Research suggests that 25-50 minute focused study sessions are optimal for most people. The Pomodoro Technique recommends 25-minute sessions with 5-minute breaks, which helps maintain concentration and prevent mental fatigue.

If you're deeply engaged in complex learning, you might extend to 45-50 minutes before taking a break. The key is maintaining focus during your study period rather than studying passively for longer.

Longer sessions don't necessarily produce better learning if your attention wanes. Multiple shorter sessions spread over days are more effective than one long session due to spaced repetition principles.

Pay attention to your own concentration ability and adjust session length accordingly. Generally, 25-50 minutes represents the optimal range for focused learning.
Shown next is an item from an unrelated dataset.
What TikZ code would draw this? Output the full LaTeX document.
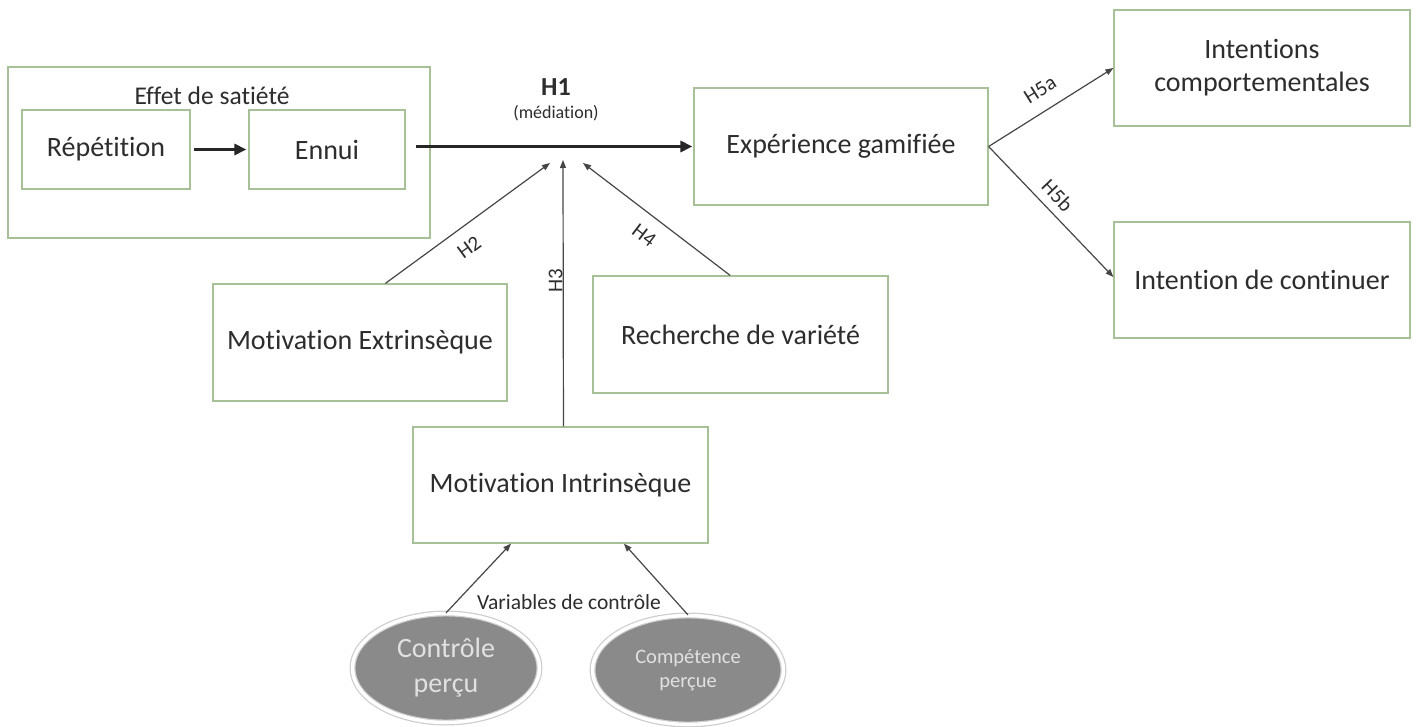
\documentclass[tikz,border=0pt]{standalone}
\usepackage{fontspec}
\setmainfont{Carlito}[Ligatures=NoCommon]
\usetikzlibrary{arrows.meta,shapes.geometric,calc}
\definecolor{boxline}{RGB}{168,192,152}
\definecolor{txt}{RGB}{45,45,45}
\definecolor{arr}{RGB}{70,70,70}
\definecolor{ellfill}{RGB}{138,138,138}
\definecolor{ellring}{RGB}{205,205,205}
\definecolor{elltxt}{RGB}{225,225,225}
\begin{document}
\begin{tikzpicture}[x=1pt,y=-1pt,
  box/.style={draw=boxline, line width=1.2pt, fill=white, text=txt, align=center, inner sep=0pt,
    font=\fontsize{28}{33}\selectfont},
  oval/.style={ellipse, draw=ellring, line width=1.2pt, double=white, double distance=3.5pt,
    fill=ellfill, text=elltxt, align=center, inner sep=0pt},
  thickarr/.style={line width=3.6pt, draw=black!85, -{Triangle[length=12pt,width=11pt]}},
  thinarr/.style={line width=1.2pt, draw=arr, -{Triangle[length=8pt,width=6pt]}},
  hlab/.style={text=txt, font=\fontsize{21}{24}\selectfont, inner sep=0pt}
]
\useasboundingbox (0,0) rectangle (1419,727);
\fill[white] (0,0) rectangle (1419,727);

% satiety group
\node[box, minimum width=422pt, minimum height=171pt] (sat) at (219,152.5) {};
\node[text=txt, font=\fontsize{25.5}{30}\selectfont] (satlab) at (212,96) {Effet de satiété};
\node[box, minimum width=168pt, minimum height=79pt] (rep) at (106,149.5) {Répétition};
\node[box, minimum width=156pt, minimum height=79pt] (ennui) at (327,149.5) {Ennui};

% main boxes
\node[box, minimum width=294pt, minimum height=117pt] (exp) at (841,146.5) {Expérience gamifiée};
\node[box, minimum width=296pt, minimum height=116pt] (ic) at (1262,68) {Intentions\\comportementales};
\node[box, minimum width=296pt, minimum height=116pt] (cont) at (1262,280) {Intention de continuer};
\node[box, minimum width=294pt, minimum height=117pt] (mext) at (360,342.5) {Motivation Extrinsèque};
\node[box, minimum width=295pt, minimum height=117pt] (rech) at (740.5,334.5) {Recherche de variété};
\node[box, minimum width=295pt, minimum height=116pt] (mint) at (560.5,485) {Motivation Intrinsèque};

% ovals
\node[oval, minimum width=187pt, minimum height=109pt, font=\fontsize{28}{35}\selectfont] (ctrl) at (446,668) {Contrôle\\perçu};
\node[oval, minimum width=191pt, minimum height=109pt, font=\fontsize{20.5}{24}\selectfont] (comp) at (688,670) {Compétence\\perçue};

% H1 labels
\node[text=txt, font=\bfseries\fontsize{26}{30}\selectfont] (h1) at (556,87) {H1};
\node[text=txt, font=\fontsize{18}{21}\selectfont] (med) at (556,113) {(médiation)};
\node[text=txt, font=\fontsize{21.5}{25}\selectfont] (varc) at (569,602) {Variables de contrôle};

% hub coordinates
\coordinate (e2) at (550,163);
\coordinate (e3) at (563,160);
\coordinate (e4) at (583,163);

% arrows
\draw[thickarr, line width=3.2pt, shorten <=3pt, shorten >=2pt] (rep.east) -- (ennui.west);
\draw[thickarr, shorten <=10pt, shorten >=1pt] (ennui.east |- exp.west) -- (exp.west);

\draw[thinarr] ($(mext.north west)!0.586!(mext.north east)$) -- (e2)
  node[hlab, pos=0.436, sloped, below=13pt] {H2};
\draw[thinarr] ($(mint.north west)!0.51!(mint.north east)$) -- (e3)
  node[hlab, pos=0.59, rotate=90, anchor=south, yshift=0pt, xshift=-11pt] {H3};
\draw[thinarr] ($(rech.north west)!0.465!(rech.north east)$) -- (e4)
  node[hlab, pos=0.5, sloped, below=13pt] {H4};

\draw[thinarr] (exp.east) -- (ic.west)
  node[hlab, pos=0.5, sloped, above=13pt] {H5a};
\draw[thinarr] (exp.east) -- ($(cont.west)+(0,-3)$)
  node[hlab, pos=0.46, sloped, above=8pt] {H5b};

\draw[thinarr] (ctrl.north) -- ($(mint.south west)!0.333!(mint.south east)$);
\draw[thinarr] (comp.north) -- ($(mint.south west)!0.714!(mint.south east)$);
\end{tikzpicture}
\end{document}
Is highlighting and underlining effective study methods?

Highlighting and underlining are popular study methods, but research shows they're generally ineffective for long-term retention. These passive marking techniques create an illusion of learning because they're easy and require minimal cognitive effort.

You might feel like you're learning while highlighting because you're actively marking text. However, you're not actually retrieving information from memory or engaging in deep processing.
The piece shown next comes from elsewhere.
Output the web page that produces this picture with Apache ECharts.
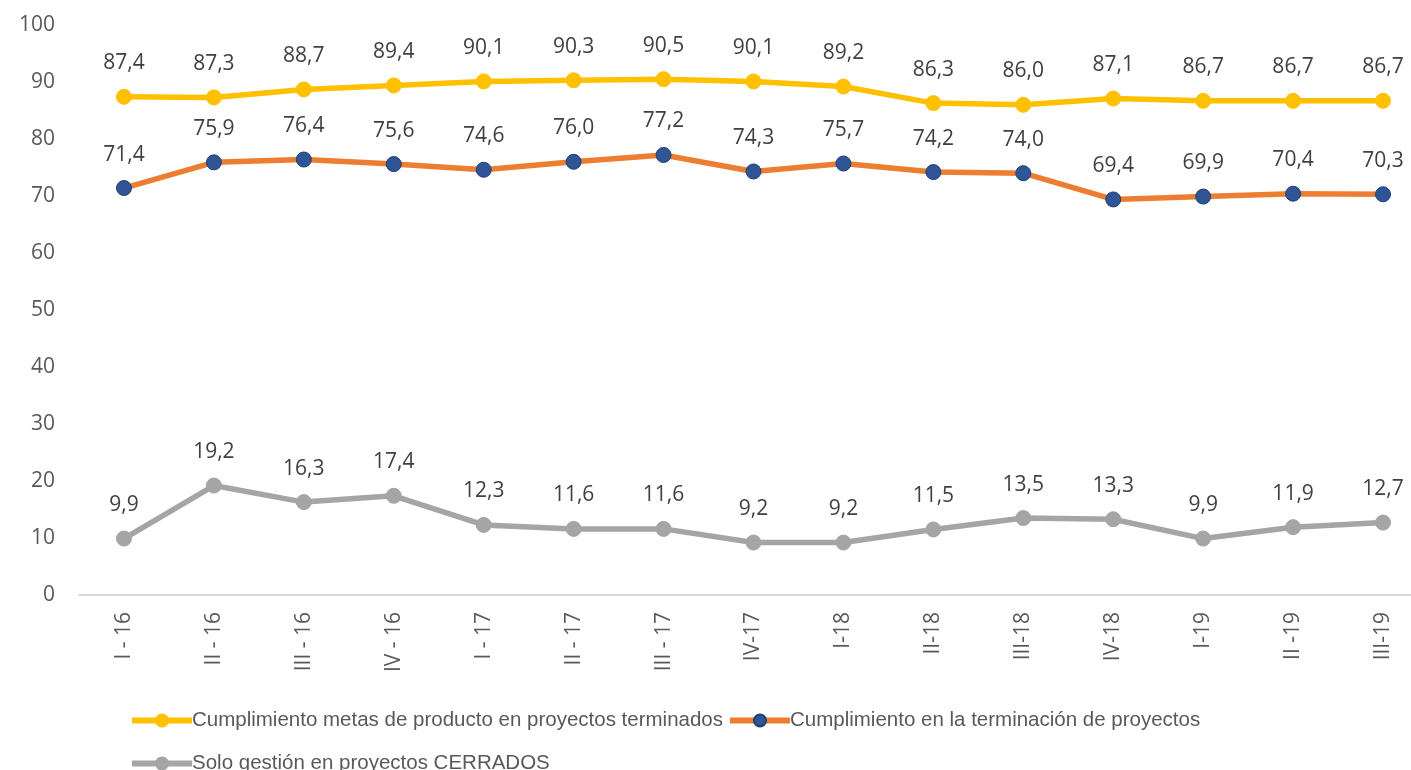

Highlighting works only if you follow it with active review that requires retrieval from memory. Instead of highlighting, use active recall techniques like self-testing, writing summaries from memory, or creating flashcards.

If you do highlight, use it only to identify key information. Then convert those highlights into flashcards or practice questions that force active retrieval.
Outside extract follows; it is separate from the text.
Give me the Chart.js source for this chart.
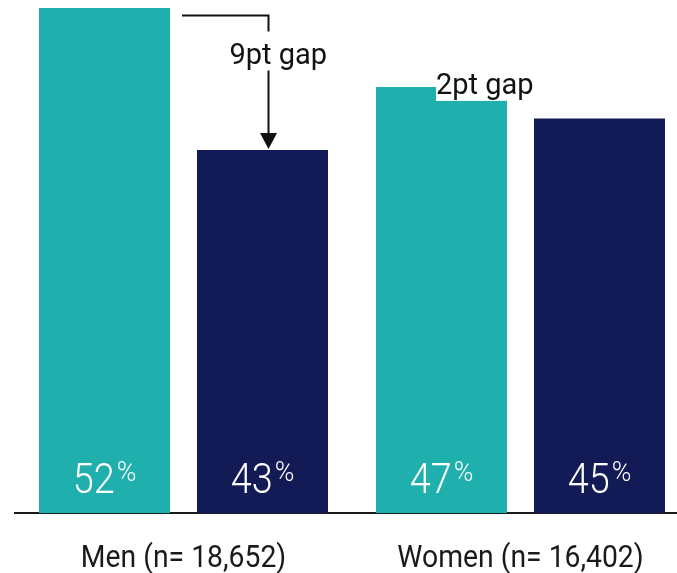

How can I overcome procrastination and actually start studying?

Procrastination often stems from task aversion, where the study session feels overwhelming or unpleasant. Break this cycle by using the two-minute rule: commit to studying for just two minutes. Once you start, momentum often carries you forward.

Strategies to Start Studying

  • Pair studying with something enjoyable (favorite coffee shop, engaging app)
  • Remove environmental barriers like phones and distractions
  • Schedule specific study times and treat them like unbreakable appointments
  • Use implementation intentions: "If [situation], then [study action]"
  • Start with easier material to build momentum
  • Use spaced repetition so sessions are shorter and more manageable

With spaced repetition, study sessions are shorter than cramming sessions, making it easier to maintain your commitment to start.

Should I study with or without background music?

Background music's effectiveness depends on the music type and your personal preference. Instrumental music, especially classical or lo-fi genres, can enhance focus for some students without significantly impairing learning.

Music with lyrics often distracts from learning, particularly when studying language-based material like reading or writing. For mathematical or spatial reasoning tasks, silence or instrumental music works best.

The most important factor is your personal preference and distraction level. If music helps you study longer and maintain focus, it's beneficial. If you find yourself distracted or focusing on the music rather than content, silence is better.

Experiment with different conditions during low-stakes studying to determine what works best for you. Then use that environment for important studying.

How do I know if my study method is actually working?

Track your learning with frequent self-assessment before high-stakes exams. Use practice tests or quizzes to get objective feedback on your knowledge. If you consistently answer questions correctly on practice materials, your method is working.

If you're struggling or forgetting information quickly, adjust your approach. Monitor your exam performance and correlate it with your study method. Keep notes on what techniques improve your scores.

Remember These Points

Effective studying often feels harder than ineffective passive studying, so difficulty isn't necessarily a sign something isn't working. Ask for feedback from instructors or tutors.

Track long-term retention by spacing review sessions far apart and seeing if you can still retrieve information after weeks or months.